# Good Muay Thai diet?



## corinthian

So from everything I have seen on Muay Thai, it seems like bulking up isn't really what you want to do - lean muscle and speed look more important. This suits me just fine, but I'm wondering what kind of diets people have success with? I've been exercising and eating pretty well for the last few months, and while I've seen huge improvements early on with my legs and core, it's harder for me to monitor the improvements because they tend to be subtler and not as easily reflected in things like weight. 

Any tips for a diet that will help me increase/strengthen muscle without putting on too much bulk? Obviously I'll have to add some mass, which is okay (I'm very skinny, I could use a few extra pounds), but the diets I'm familiar with are either intended to drop weight or to bulk up. Thanks!


----------



## Rob2109

Hi Corinthian, nobody has replied so i thought i'd give you my two cents.
I'm training pretty hard at the moment and a low fat diet seems to be working well for me. I try to have fruit and veg every day and am drinking plenty of water. Sleep is important as i find my performance drops if i'm tired through lack of it.

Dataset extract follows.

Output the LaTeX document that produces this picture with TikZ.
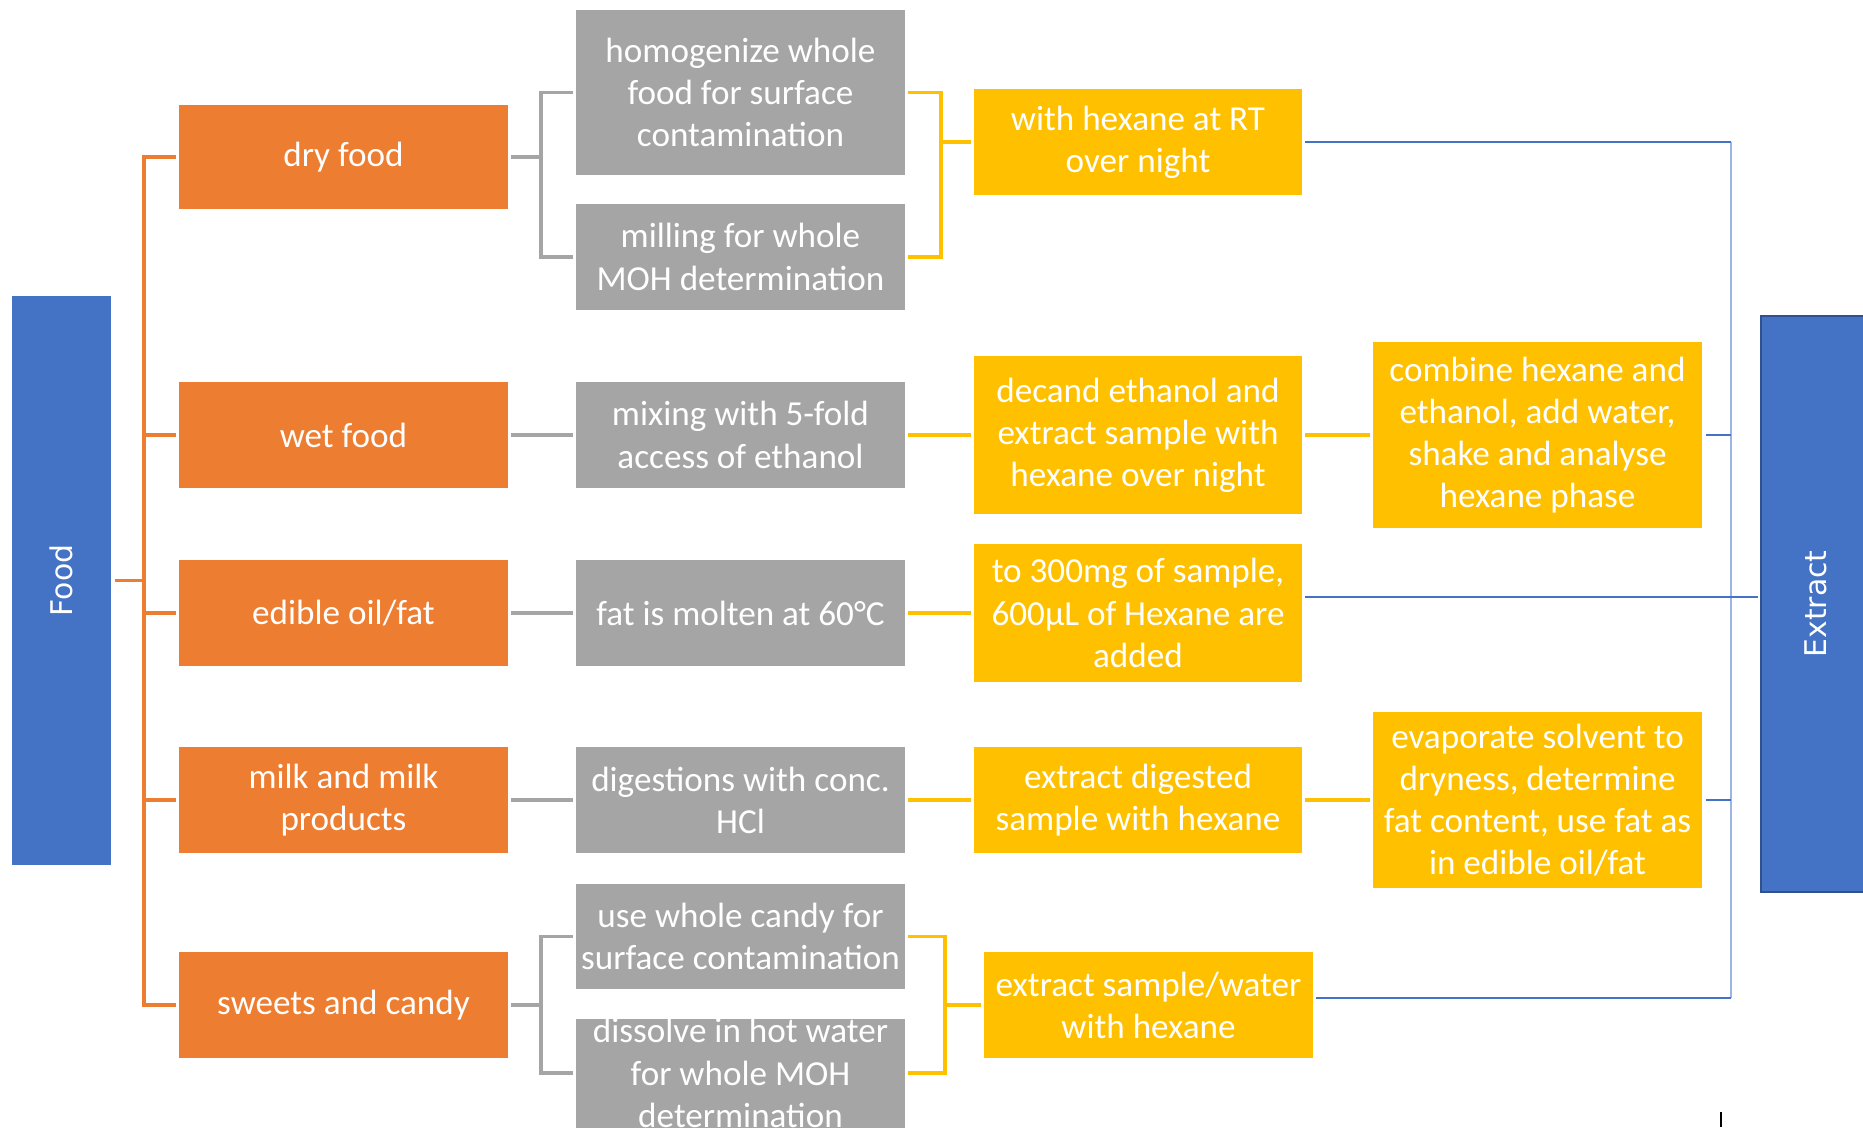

It's a personal thing really, you need to find the right balance for you.
An average day i'll have either a banana milkshake (two bananas with milk whizzed up with a blender or a bacon butty (two slices) or porridge with honey. Lunch is the same and tea is either grilled chicken or fish with two types of veg, get as wider range of veg as you can.
This gives me enough energy for a very active day but you should experiment to see what works for you, obviously no alcohol or smoking on top of all that.
Hope this helps, let me know if you want any other advice mate.


----------



## stuie

ive been doing muay thai for 6 months now but i tend to eat weet-bix with banana and honey for breakfast, honey is a natural sugar n personally think honey taste better. for lunch i eat usually have a tuna roll or chicken salad. as for dinner its usually pasta, (spaghetti) but i also add zuchini, squash, carrot. if u add a little extra veg to wat u normally eat u mite see an improvment in ur energy levels. as for lite snacks fruit is always a good or a hand full nuts.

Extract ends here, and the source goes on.